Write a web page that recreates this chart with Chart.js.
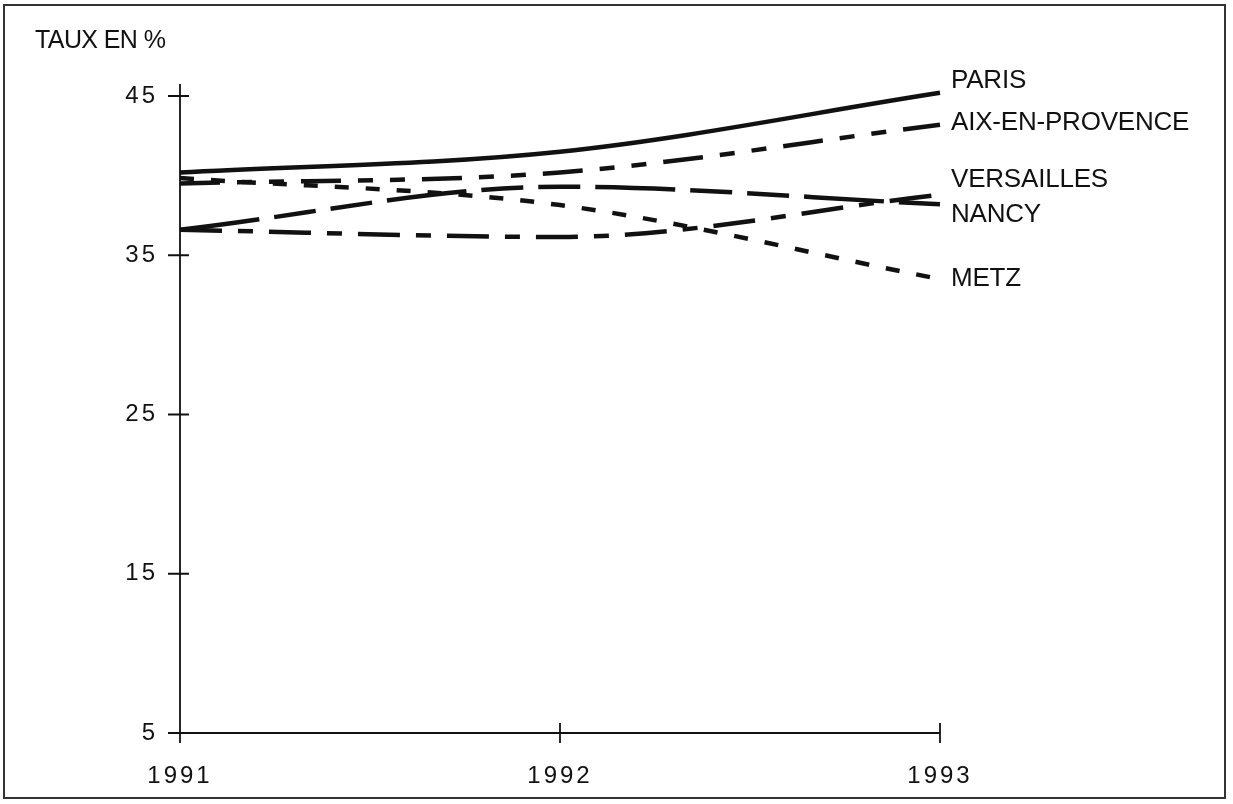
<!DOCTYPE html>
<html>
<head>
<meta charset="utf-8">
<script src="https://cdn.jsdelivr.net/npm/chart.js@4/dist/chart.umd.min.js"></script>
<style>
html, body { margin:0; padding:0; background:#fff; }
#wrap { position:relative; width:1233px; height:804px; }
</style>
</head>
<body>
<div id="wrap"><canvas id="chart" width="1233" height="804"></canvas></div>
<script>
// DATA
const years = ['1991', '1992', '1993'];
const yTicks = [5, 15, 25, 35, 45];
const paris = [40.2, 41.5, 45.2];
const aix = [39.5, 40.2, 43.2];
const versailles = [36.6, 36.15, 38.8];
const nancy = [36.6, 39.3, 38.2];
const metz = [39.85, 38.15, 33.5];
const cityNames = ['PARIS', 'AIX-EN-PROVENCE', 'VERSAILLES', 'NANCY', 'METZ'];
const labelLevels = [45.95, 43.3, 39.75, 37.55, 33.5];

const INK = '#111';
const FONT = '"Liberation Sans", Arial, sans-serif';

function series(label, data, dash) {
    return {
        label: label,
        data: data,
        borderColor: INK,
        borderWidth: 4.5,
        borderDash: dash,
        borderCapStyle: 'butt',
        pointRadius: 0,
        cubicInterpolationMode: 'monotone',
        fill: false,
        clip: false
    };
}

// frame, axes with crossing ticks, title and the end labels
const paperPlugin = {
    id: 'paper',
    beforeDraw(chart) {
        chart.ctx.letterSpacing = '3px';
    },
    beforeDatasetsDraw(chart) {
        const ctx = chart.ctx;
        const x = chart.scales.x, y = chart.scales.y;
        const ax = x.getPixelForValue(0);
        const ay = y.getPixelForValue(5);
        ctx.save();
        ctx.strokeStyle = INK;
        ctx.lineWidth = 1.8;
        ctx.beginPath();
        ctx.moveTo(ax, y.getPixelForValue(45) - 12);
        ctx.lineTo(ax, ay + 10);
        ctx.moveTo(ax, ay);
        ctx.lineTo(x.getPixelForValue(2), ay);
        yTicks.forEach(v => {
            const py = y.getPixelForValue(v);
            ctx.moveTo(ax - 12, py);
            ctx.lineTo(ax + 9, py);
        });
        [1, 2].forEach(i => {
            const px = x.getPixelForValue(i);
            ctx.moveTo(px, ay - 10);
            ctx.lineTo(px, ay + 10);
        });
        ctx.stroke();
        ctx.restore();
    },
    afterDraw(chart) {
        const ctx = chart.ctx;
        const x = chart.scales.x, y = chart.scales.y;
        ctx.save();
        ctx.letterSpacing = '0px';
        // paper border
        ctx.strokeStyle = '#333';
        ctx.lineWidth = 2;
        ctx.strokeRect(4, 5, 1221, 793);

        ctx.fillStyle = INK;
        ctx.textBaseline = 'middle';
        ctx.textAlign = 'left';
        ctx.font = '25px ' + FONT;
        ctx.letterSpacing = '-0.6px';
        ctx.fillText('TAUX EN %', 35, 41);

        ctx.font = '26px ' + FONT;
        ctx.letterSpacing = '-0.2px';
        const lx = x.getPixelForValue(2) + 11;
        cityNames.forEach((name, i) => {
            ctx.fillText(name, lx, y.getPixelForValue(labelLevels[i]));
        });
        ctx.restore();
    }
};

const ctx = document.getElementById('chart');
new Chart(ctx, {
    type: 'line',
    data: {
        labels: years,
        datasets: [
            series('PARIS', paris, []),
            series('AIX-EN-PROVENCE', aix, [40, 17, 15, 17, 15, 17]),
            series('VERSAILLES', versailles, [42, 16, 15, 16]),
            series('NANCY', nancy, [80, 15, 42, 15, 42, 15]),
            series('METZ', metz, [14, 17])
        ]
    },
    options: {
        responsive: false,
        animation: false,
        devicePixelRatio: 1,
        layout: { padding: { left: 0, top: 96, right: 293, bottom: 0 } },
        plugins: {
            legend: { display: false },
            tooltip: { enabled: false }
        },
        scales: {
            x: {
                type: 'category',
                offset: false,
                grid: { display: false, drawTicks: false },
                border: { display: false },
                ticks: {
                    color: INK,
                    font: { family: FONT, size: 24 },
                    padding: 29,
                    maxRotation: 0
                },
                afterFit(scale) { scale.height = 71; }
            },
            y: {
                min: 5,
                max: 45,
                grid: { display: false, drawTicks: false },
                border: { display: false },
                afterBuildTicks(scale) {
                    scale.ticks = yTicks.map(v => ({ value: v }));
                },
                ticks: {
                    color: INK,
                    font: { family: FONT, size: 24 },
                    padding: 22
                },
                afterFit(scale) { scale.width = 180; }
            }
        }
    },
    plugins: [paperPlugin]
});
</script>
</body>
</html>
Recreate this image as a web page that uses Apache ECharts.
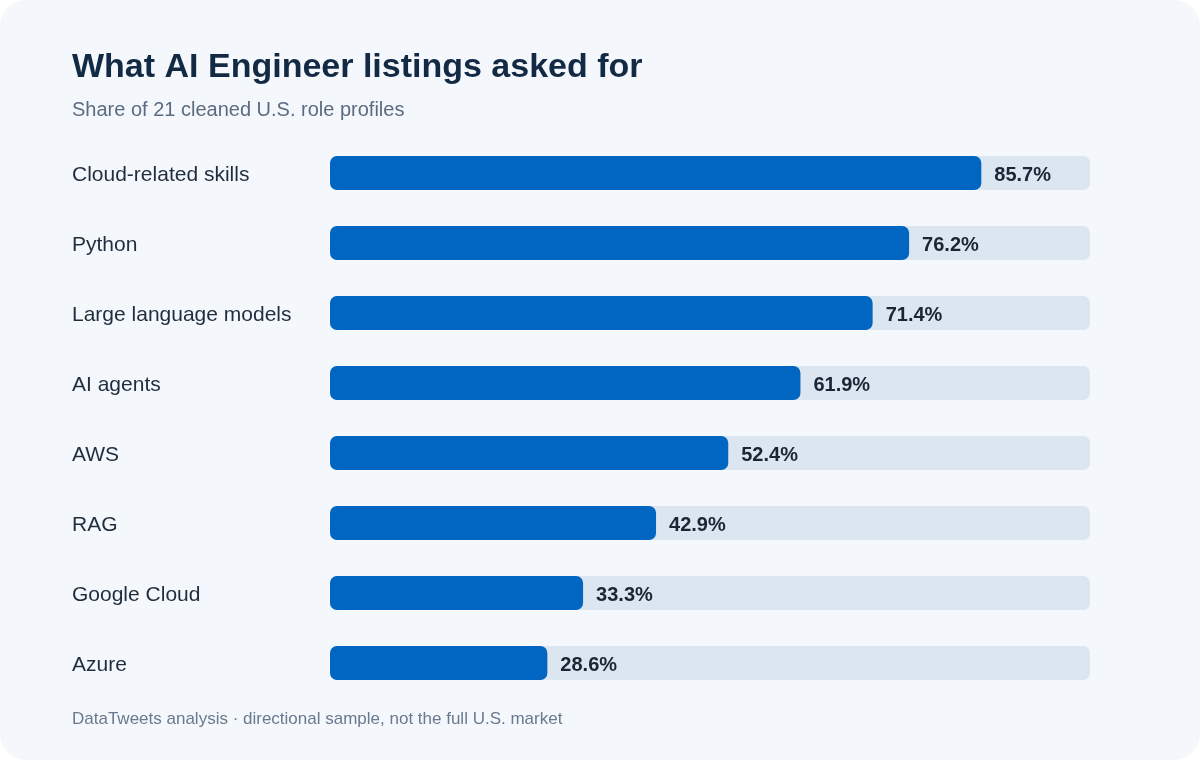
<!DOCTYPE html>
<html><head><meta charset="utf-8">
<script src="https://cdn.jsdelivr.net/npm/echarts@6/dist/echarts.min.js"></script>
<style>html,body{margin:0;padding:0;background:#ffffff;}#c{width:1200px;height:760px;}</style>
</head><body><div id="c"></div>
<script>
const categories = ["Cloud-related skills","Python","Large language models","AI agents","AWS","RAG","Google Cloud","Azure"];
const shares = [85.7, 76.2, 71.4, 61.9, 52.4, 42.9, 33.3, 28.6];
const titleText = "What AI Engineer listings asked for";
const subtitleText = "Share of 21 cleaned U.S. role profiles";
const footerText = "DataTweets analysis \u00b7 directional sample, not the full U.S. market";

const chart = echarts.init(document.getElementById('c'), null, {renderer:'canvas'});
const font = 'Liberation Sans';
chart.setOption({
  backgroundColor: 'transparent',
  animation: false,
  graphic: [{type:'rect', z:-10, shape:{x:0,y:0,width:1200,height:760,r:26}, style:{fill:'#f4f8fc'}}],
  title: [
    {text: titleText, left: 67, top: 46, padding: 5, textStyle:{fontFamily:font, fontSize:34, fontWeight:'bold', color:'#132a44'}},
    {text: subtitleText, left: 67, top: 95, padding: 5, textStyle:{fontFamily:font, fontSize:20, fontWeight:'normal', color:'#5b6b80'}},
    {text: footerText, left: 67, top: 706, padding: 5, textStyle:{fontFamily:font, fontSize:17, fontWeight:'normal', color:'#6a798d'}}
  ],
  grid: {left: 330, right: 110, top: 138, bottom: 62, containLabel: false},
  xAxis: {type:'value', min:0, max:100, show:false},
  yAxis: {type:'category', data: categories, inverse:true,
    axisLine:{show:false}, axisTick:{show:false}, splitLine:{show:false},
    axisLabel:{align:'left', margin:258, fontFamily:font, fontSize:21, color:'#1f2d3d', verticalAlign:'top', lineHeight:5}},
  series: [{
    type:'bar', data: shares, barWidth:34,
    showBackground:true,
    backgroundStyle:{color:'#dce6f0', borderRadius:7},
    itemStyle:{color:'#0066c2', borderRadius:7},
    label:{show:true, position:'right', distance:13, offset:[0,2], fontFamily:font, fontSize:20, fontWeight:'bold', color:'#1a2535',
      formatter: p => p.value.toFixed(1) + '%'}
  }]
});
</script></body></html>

+ + + +

--- Instructions to follow ---
Repeat the listing in full and exactly. Do not include any images.

--- Result of the exercise ---
Write a web page that recreates this chart with Chart.js.
<!DOCTYPE html>
<html>
<head>
<meta charset="utf-8">
<script src="https://cdn.jsdelivr.net/npm/chart.js@4/dist/chart.umd.min.js"></script>
<style>
html, body { margin:0; padding:0; background:#fff; }
#wrap { position:relative; width:1233px; height:804px; }
</style>
</head>
<body>
<div id="wrap"><canvas id="chart" width="1233" height="804"></canvas></div>
<script>
// DATA
const years = ['1991', '1992', '1993'];
const yTicks = [5, 15, 25, 35, 45];
const paris = [40.2, 41.5, 45.2];
const aix = [39.5, 40.2, 43.2];
const versailles = [36.6, 36.15, 38.8];
const nancy = [36.6, 39.3, 38.2];
const metz = [39.85, 38.15, 33.5];
const cityNames = ['PARIS', 'AIX-EN-PROVENCE', 'VERSAILLES', 'NANCY', 'METZ'];
const labelLevels = [45.95, 43.3, 39.75, 37.55, 33.5];

const INK = '#111';
const FONT = '"Liberation Sans", Arial, sans-serif';

function series(label, data, dash) {
    return {
        label: label,
        data: data,
        borderColor: INK,
        borderWidth: 4.5,
        borderDash: dash,
        borderCapStyle: 'butt',
        pointRadius: 0,
        cubicInterpolationMode: 'monotone',
        fill: false,
        clip: false
    };
}

// frame, axes with crossing ticks, title and the end labels
const paperPlugin = {
    id: 'paper',
    beforeDraw(chart) {
        chart.ctx.letterSpacing = '3px';
    },
    beforeDatasetsDraw(chart) {
        const ctx = chart.ctx;
        const x = chart.scales.x, y = chart.scales.y;
        const ax = x.getPixelForValue(0);
        const ay = y.getPixelForValue(5);
        ctx.save();
        ctx.strokeStyle = INK;
        ctx.lineWidth = 1.8;
        ctx.beginPath();
        ctx.moveTo(ax, y.getPixelForValue(45) - 12);
        ctx.lineTo(ax, ay + 10);
        ctx.moveTo(ax, ay);
        ctx.lineTo(x.getPixelForValue(2), ay);
        yTicks.forEach(v => {
            const py = y.getPixelForValue(v);
            ctx.moveTo(ax - 12, py);
            ctx.lineTo(ax + 9, py);
        });
        [1, 2].forEach(i => {
            const px = x.getPixelForValue(i);
            ctx.moveTo(px, ay - 10);
            ctx.lineTo(px, ay + 10);
        });
        ctx.stroke();
        ctx.restore();
    },
    afterDraw(chart) {
        const ctx = chart.ctx;
        const x = chart.scales.x, y = chart.scales.y;
        ctx.save();
        ctx.letterSpacing = '0px';
        // paper border
        ctx.strokeStyle = '#333';
        ctx.lineWidth = 2;
        ctx.strokeRect(4, 5, 1221, 793);

        ctx.fillStyle = INK;
        ctx.textBaseline = 'middle';
        ctx.textAlign = 'left';
        ctx.font = '25px ' + FONT;
        ctx.letterSpacing = '-0.6px';
        ctx.fillText('TAUX EN %', 35, 41);

        ctx.font = '26px ' + FONT;
        ctx.letterSpacing = '-0.2px';
        const lx = x.getPixelForValue(2) + 11;
        cityNames.forEach((name, i) => {
            ctx.fillText(name, lx, y.getPixelForValue(labelLevels[i]));
        });
        ctx.restore();
    }
};

const ctx = document.getElementById('chart');
new Chart(ctx, {
    type: 'line',
    data: {
        labels: years,
        datasets: [
            series('PARIS', paris, []),
            series('AIX-EN-PROVENCE', aix, [40, 17, 15, 17, 15, 17]),
            series('VERSAILLES', versailles, [42, 16, 15, 16]),
            series('NANCY', nancy, [80, 15, 42, 15, 42, 15]),
            series('METZ', metz, [14, 17])
        ]
    },
    options: {
        responsive: false,
        animation: false,
        devicePixelRatio: 1,
        layout: { padding: { left: 0, top: 96, right: 293, bottom: 0 } },
        plugins: {
            legend: { display: false },
            tooltip: { enabled: false }
        },
        scales: {
            x: {
                type: 'category',
                offset: false,
                grid: { display: false, drawTicks: false },
                border: { display: false },
                ticks: {
                    color: INK,
                    font: { family: FONT, size: 24 },
                    padding: 29,
                    maxRotation: 0
                },
                afterFit(scale) { scale.height = 71; }
            },
            y: {
                min: 5,
                max: 45,
                grid: { display: false, drawTicks: false },
                border: { display: false },
                afterBuildTicks(scale) {
                    scale.ticks = yTicks.map(v => ({ value: v }));
                },
                ticks: {
                    color: INK,
                    font: { family: FONT, size: 24 },
                    padding: 22
                },
                afterFit(scale) { scale.width = 180; }
            }
        }
    },
    plugins: [paperPlugin]
});
</script>
</body>
</html>
Recreate this image as a web page that uses Apache ECharts.
<!DOCTYPE html>
<html><head><meta charset="utf-8">
<script src="https://cdn.jsdelivr.net/npm/echarts@6/dist/echarts.min.js"></script>
<style>html,body{margin:0;padding:0;background:#ffffff;}#c{width:1200px;height:760px;}</style>
</head><body><div id="c"></div>
<script>
const categories = ["Cloud-related skills","Python","Large language models","AI agents","AWS","RAG","Google Cloud","Azure"];
const shares = [85.7, 76.2, 71.4, 61.9, 52.4, 42.9, 33.3, 28.6];
const titleText = "What AI Engineer listings asked for";
const subtitleText = "Share of 21 cleaned U.S. role profiles";
const footerText = "DataTweets analysis \u00b7 directional sample, not the full U.S. market";

const chart = echarts.init(document.getElementById('c'), null, {renderer:'canvas'});
const font = 'Liberation Sans';
chart.setOption({
  backgroundColor: 'transparent',
  animation: false,
  graphic: [{type:'rect', z:-10, shape:{x:0,y:0,width:1200,height:760,r:26}, style:{fill:'#f4f8fc'}}],
  title: [
    {text: titleText, left: 67, top: 46, padding: 5, textStyle:{fontFamily:font, fontSize:34, fontWeight:'bold', color:'#132a44'}},
    {text: subtitleText, left: 67, top: 95, padding: 5, textStyle:{fontFamily:font, fontSize:20, fontWeight:'normal', color:'#5b6b80'}},
    {text: footerText, left: 67, top: 706, padding: 5, textStyle:{fontFamily:font, fontSize:17, fontWeight:'normal', color:'#6a798d'}}
  ],
  grid: {left: 330, right: 110, top: 138, bottom: 62, containLabel: false},
  xAxis: {type:'value', min:0, max:100, show:false},
  yAxis: {type:'category', data: categories, inverse:true,
    axisLine:{show:false}, axisTick:{show:false}, splitLine:{show:false},
    axisLabel:{align:'left', margin:258, fontFamily:font, fontSize:21, color:'#1f2d3d', verticalAlign:'top', lineHeight:5}},
  series: [{
    type:'bar', data: shares, barWidth:34,
    showBackground:true,
    backgroundStyle:{color:'#dce6f0', borderRadius:7},
    itemStyle:{color:'#0066c2', borderRadius:7},
    label:{show:true, position:'right', distance:13, offset:[0,2], fontFamily:font, fontSize:20, fontWeight:'bold', color:'#1a2535',
      formatter: p => p.value.toFixed(1) + '%'}
  }]
});
</script></body></html>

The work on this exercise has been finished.